# GIVEN INSTRUCTION
Copy out the whole listing exactly as written, leaving the pictures behind.

:: RAW DATA ::

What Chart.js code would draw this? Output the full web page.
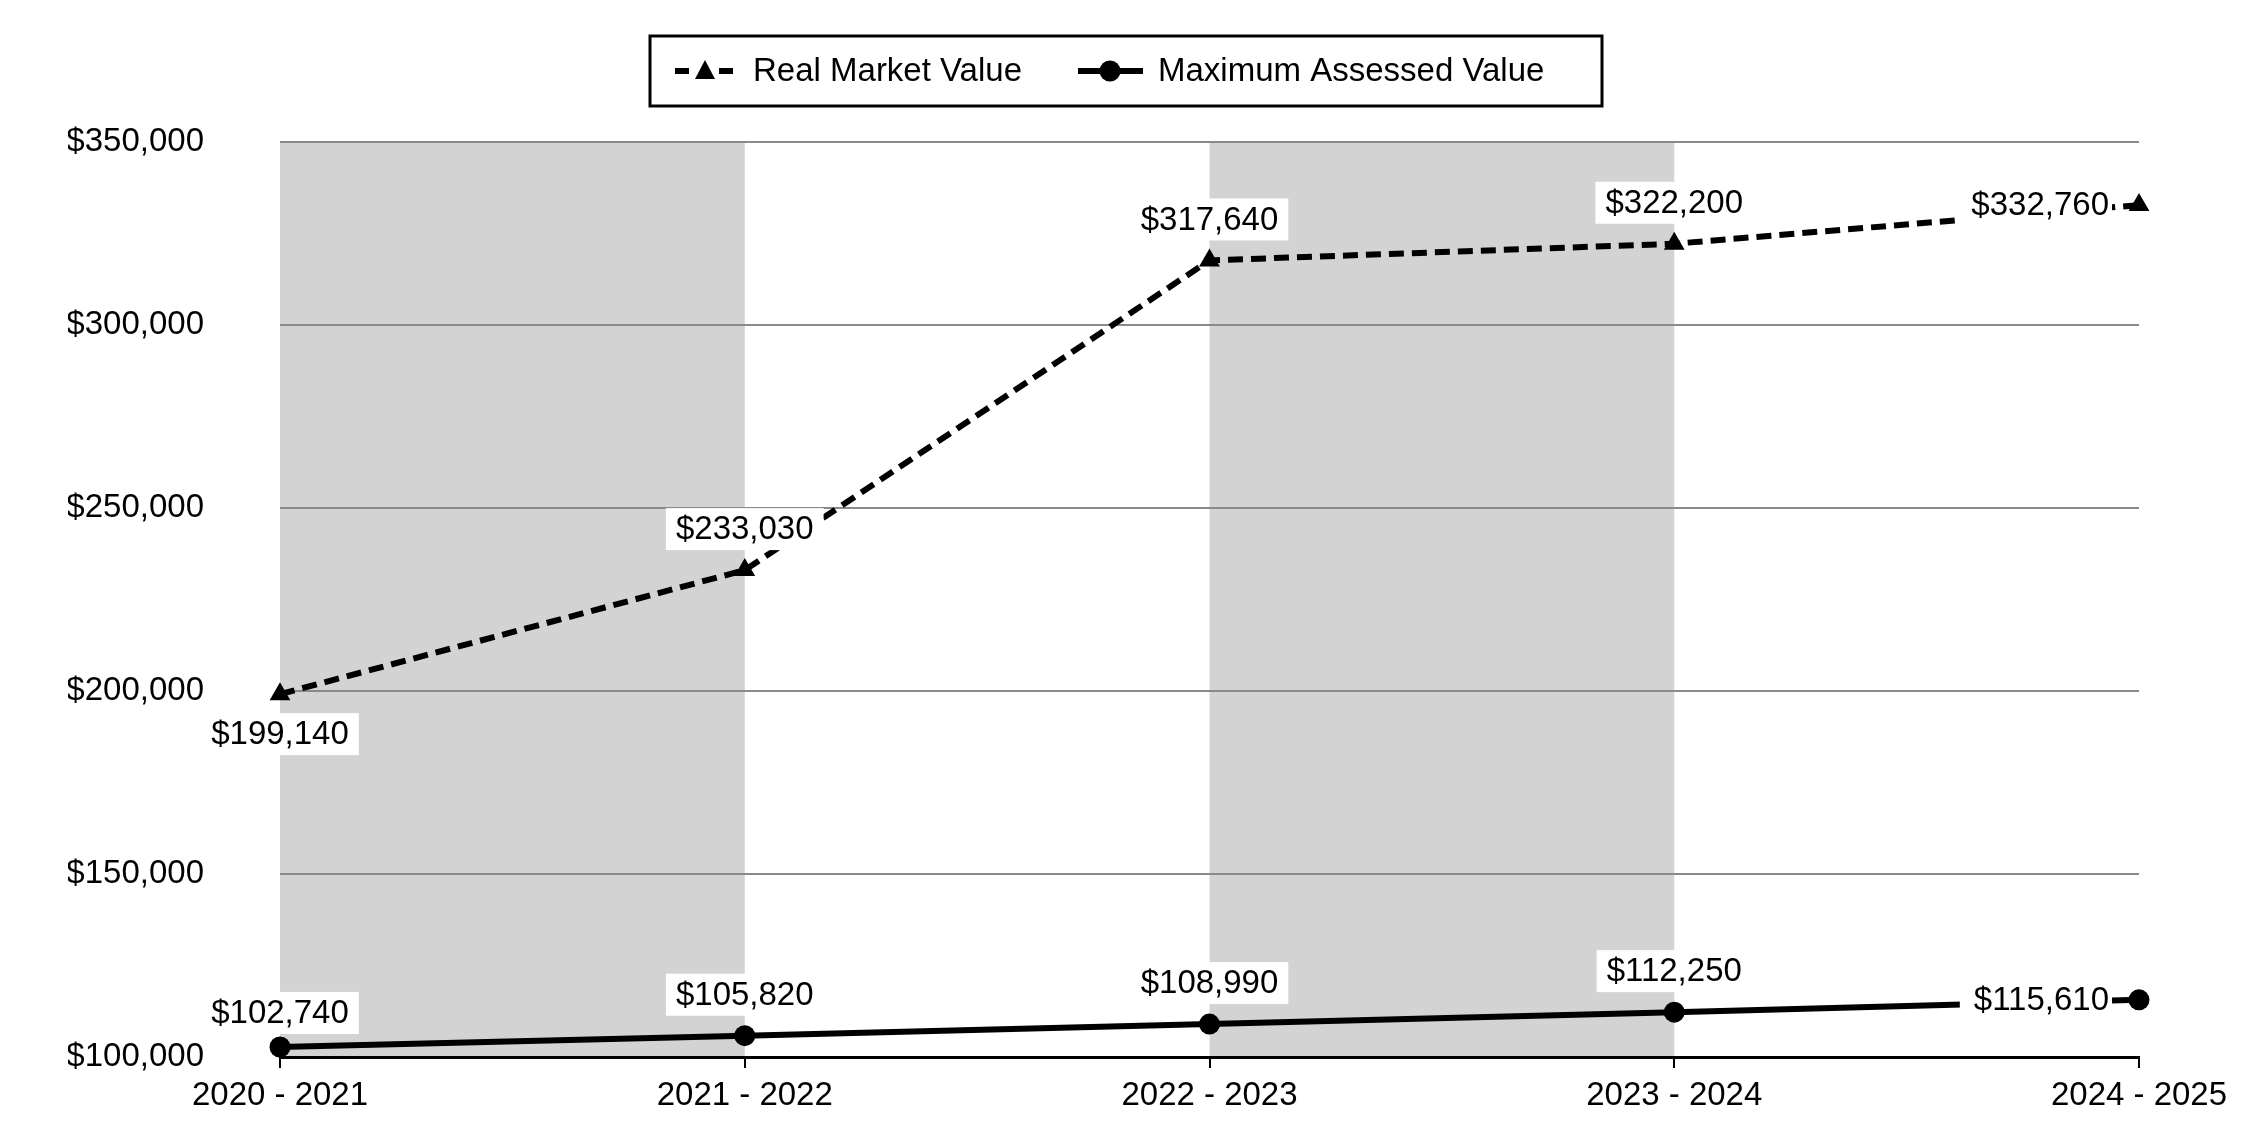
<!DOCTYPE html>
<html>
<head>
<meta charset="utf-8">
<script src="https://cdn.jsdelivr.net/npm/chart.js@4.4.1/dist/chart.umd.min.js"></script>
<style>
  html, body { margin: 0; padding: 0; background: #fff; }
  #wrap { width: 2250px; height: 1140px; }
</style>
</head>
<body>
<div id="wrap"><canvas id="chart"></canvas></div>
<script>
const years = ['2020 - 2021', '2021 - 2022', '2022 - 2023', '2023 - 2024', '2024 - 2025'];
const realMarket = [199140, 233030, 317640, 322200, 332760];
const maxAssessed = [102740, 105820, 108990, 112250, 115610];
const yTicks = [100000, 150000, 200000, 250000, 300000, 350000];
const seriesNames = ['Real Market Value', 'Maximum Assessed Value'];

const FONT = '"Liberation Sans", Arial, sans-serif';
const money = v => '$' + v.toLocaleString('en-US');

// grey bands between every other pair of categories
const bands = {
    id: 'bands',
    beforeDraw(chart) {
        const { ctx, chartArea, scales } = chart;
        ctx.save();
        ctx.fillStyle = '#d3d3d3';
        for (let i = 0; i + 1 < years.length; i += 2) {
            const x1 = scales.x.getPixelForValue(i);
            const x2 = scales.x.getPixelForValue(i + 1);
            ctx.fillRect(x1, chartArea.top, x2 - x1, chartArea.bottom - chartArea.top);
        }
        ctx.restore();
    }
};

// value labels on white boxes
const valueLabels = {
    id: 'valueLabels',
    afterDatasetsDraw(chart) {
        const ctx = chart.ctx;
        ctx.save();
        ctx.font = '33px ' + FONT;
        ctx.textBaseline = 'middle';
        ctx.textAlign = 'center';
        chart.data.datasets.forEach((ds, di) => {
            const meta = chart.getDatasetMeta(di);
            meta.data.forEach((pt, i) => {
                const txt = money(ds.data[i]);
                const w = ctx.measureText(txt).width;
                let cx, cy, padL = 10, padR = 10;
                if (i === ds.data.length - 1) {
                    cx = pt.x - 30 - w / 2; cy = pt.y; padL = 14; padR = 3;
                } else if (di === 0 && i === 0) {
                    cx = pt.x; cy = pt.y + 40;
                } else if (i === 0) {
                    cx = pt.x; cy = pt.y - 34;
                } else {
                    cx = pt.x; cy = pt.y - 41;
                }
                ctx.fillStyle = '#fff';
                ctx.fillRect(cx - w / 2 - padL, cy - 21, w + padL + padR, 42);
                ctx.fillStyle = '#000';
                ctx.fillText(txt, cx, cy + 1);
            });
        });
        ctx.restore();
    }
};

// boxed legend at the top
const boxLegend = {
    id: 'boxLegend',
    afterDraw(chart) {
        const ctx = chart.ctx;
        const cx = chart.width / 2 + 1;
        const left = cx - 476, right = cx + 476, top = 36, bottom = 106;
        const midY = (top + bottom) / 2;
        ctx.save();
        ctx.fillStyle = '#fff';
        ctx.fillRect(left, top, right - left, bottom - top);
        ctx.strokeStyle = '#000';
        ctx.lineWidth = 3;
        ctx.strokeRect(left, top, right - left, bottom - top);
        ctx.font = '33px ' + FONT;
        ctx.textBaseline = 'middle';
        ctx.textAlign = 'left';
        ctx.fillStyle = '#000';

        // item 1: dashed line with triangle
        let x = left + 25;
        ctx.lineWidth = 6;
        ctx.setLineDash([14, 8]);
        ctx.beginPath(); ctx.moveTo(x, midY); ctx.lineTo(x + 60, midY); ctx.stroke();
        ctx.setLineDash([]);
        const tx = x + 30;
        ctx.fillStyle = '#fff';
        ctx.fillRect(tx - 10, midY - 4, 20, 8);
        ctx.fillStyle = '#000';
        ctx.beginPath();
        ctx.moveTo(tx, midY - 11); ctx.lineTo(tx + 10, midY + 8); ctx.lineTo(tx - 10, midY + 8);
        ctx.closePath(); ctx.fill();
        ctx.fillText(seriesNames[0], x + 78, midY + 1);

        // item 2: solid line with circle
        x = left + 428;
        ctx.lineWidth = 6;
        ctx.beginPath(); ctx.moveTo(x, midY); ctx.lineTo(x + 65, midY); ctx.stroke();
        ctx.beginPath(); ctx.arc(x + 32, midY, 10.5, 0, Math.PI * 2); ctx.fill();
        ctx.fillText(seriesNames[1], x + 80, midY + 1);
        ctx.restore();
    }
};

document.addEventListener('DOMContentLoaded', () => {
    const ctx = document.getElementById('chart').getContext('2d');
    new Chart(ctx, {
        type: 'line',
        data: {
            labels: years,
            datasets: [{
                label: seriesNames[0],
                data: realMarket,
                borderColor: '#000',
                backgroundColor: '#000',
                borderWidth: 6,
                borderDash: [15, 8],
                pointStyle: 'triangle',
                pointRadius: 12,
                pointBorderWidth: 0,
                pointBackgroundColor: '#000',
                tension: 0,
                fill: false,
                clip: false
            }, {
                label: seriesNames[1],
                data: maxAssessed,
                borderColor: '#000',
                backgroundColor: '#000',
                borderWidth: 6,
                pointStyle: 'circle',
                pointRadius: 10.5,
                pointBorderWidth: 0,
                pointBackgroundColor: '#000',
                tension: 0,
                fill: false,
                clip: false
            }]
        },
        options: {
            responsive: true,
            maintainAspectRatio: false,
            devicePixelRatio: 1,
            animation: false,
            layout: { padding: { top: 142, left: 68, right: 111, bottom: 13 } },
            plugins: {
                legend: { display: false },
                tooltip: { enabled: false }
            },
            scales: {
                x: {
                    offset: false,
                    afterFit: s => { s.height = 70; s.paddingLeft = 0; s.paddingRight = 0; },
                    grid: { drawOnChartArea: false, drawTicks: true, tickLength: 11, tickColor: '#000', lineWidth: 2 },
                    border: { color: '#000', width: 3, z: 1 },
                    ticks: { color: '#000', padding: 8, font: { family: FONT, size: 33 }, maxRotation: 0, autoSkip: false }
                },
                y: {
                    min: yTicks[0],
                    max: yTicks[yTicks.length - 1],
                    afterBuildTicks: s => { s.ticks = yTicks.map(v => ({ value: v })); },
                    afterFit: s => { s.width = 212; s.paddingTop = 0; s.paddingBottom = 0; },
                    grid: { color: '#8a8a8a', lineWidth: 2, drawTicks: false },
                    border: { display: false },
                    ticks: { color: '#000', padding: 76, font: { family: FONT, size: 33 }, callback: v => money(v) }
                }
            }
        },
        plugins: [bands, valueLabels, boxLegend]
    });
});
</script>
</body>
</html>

:::

# TASK RESPONSE
What Chart.js code would draw this? Output the full web page.
<!DOCTYPE html>
<html>
<head>
<meta charset="utf-8">
<script src="https://cdn.jsdelivr.net/npm/chart.js@4.4.1/dist/chart.umd.min.js"></script>
<style>
  html, body { margin: 0; padding: 0; background: #fff; }
  #wrap { width: 2250px; height: 1140px; }
</style>
</head>
<body>
<div id="wrap"><canvas id="chart"></canvas></div>
<script>
const years = ['2020 - 2021', '2021 - 2022', '2022 - 2023', '2023 - 2024', '2024 - 2025'];
const realMarket = [199140, 233030, 317640, 322200, 332760];
const maxAssessed = [102740, 105820, 108990, 112250, 115610];
const yTicks = [100000, 150000, 200000, 250000, 300000, 350000];
const seriesNames = ['Real Market Value', 'Maximum Assessed Value'];

const FONT = '"Liberation Sans", Arial, sans-serif';
const money = v => '$' + v.toLocaleString('en-US');

// grey bands between every other pair of categories
const bands = {
    id: 'bands',
    beforeDraw(chart) {
        const { ctx, chartArea, scales } = chart;
        ctx.save();
        ctx.fillStyle = '#d3d3d3';
        for (let i = 0; i + 1 < years.length; i += 2) {
            const x1 = scales.x.getPixelForValue(i);
            const x2 = scales.x.getPixelForValue(i + 1);
            ctx.fillRect(x1, chartArea.top, x2 - x1, chartArea.bottom - chartArea.top);
        }
        ctx.restore();
    }
};

// value labels on white boxes
const valueLabels = {
    id: 'valueLabels',
    afterDatasetsDraw(chart) {
        const ctx = chart.ctx;
        ctx.save();
        ctx.font = '33px ' + FONT;
        ctx.textBaseline = 'middle';
        ctx.textAlign = 'center';
        chart.data.datasets.forEach((ds, di) => {
            const meta = chart.getDatasetMeta(di);
            meta.data.forEach((pt, i) => {
                const txt = money(ds.data[i]);
                const w = ctx.measureText(txt).width;
                let cx, cy, padL = 10, padR = 10;
                if (i === ds.data.length - 1) {
                    cx = pt.x - 30 - w / 2; cy = pt.y; padL = 14; padR = 3;
                } else if (di === 0 && i === 0) {
                    cx = pt.x; cy = pt.y + 40;
                } else if (i === 0) {
                    cx = pt.x; cy = pt.y - 34;
                } else {
                    cx = pt.x; cy = pt.y - 41;
                }
                ctx.fillStyle = '#fff';
                ctx.fillRect(cx - w / 2 - padL, cy - 21, w + padL + padR, 42);
                ctx.fillStyle = '#000';
                ctx.fillText(txt, cx, cy + 1);
            });
        });
        ctx.restore();
    }
};

// boxed legend at the top
const boxLegend = {
    id: 'boxLegend',
    afterDraw(chart) {
        const ctx = chart.ctx;
        const cx = chart.width / 2 + 1;
        const left = cx - 476, right = cx + 476, top = 36, bottom = 106;
        const midY = (top + bottom) / 2;
        ctx.save();
        ctx.fillStyle = '#fff';
        ctx.fillRect(left, top, right - left, bottom - top);
        ctx.strokeStyle = '#000';
        ctx.lineWidth = 3;
        ctx.strokeRect(left, top, right - left, bottom - top);
        ctx.font = '33px ' + FONT;
        ctx.textBaseline = 'middle';
        ctx.textAlign = 'left';
        ctx.fillStyle = '#000';

        // item 1: dashed line with triangle
        let x = left + 25;
        ctx.lineWidth = 6;
        ctx.setLineDash([14, 8]);
        ctx.beginPath(); ctx.moveTo(x, midY); ctx.lineTo(x + 60, midY); ctx.stroke();
        ctx.setLineDash([]);
        const tx = x + 30;
        ctx.fillStyle = '#fff';
        ctx.fillRect(tx - 10, midY - 4, 20, 8);
        ctx.fillStyle = '#000';
        ctx.beginPath();
        ctx.moveTo(tx, midY - 11); ctx.lineTo(tx + 10, midY + 8); ctx.lineTo(tx - 10, midY + 8);
        ctx.closePath(); ctx.fill();
        ctx.fillText(seriesNames[0], x + 78, midY + 1);

        // item 2: solid line with circle
        x = left + 428;
        ctx.lineWidth = 6;
        ctx.beginPath(); ctx.moveTo(x, midY); ctx.lineTo(x + 65, midY); ctx.stroke();
        ctx.beginPath(); ctx.arc(x + 32, midY, 10.5, 0, Math.PI * 2); ctx.fill();
        ctx.fillText(seriesNames[1], x + 80, midY + 1);
        ctx.restore();
    }
};

document.addEventListener('DOMContentLoaded', () => {
    const ctx = document.getElementById('chart').getContext('2d');
    new Chart(ctx, {
        type: 'line',
        data: {
            labels: years,
            datasets: [{
                label: seriesNames[0],
                data: realMarket,
                borderColor: '#000',
                backgroundColor: '#000',
                borderWidth: 6,
                borderDash: [15, 8],
                pointStyle: 'triangle',
                pointRadius: 12,
                pointBorderWidth: 0,
                pointBackgroundColor: '#000',
                tension: 0,
                fill: false,
                clip: false
            }, {
                label: seriesNames[1],
                data: maxAssessed,
                borderColor: '#000',
                backgroundColor: '#000',
                borderWidth: 6,
                pointStyle: 'circle',
                pointRadius: 10.5,
                pointBorderWidth: 0,
                pointBackgroundColor: '#000',
                tension: 0,
                fill: false,
                clip: false
            }]
        },
        options: {
            responsive: true,
            maintainAspectRatio: false,
            devicePixelRatio: 1,
            animation: false,
            layout: { padding: { top: 142, left: 68, right: 111, bottom: 13 } },
            plugins: {
                legend: { display: false },
                tooltip: { enabled: false }
            },
            scales: {
                x: {
                    offset: false,
                    afterFit: s => { s.height = 70; s.paddingLeft = 0; s.paddingRight = 0; },
                    grid: { drawOnChartArea: false, drawTicks: true, tickLength: 11, tickColor: '#000', lineWidth: 2 },
                    border: { color: '#000', width: 3, z: 1 },
                    ticks: { color: '#000', padding: 8, font: { family: FONT, size: 33 }, maxRotation: 0, autoSkip: false }
                },
                y: {
                    min: yTicks[0],
                    max: yTicks[yTicks.length - 1],
                    afterBuildTicks: s => { s.ticks = yTicks.map(v => ({ value: v })); },
                    afterFit: s => { s.width = 212; s.paddingTop = 0; s.paddingBottom = 0; },
                    grid: { color: '#8a8a8a', lineWidth: 2, drawTicks: false },
                    border: { display: false },
                    ticks: { color: '#000', padding: 76, font: { family: FONT, size: 33 }, callback: v => money(v) }
                }
            }
        },
        plugins: [bands, valueLabels, boxLegend]
    });
});
</script>
</body>
</html>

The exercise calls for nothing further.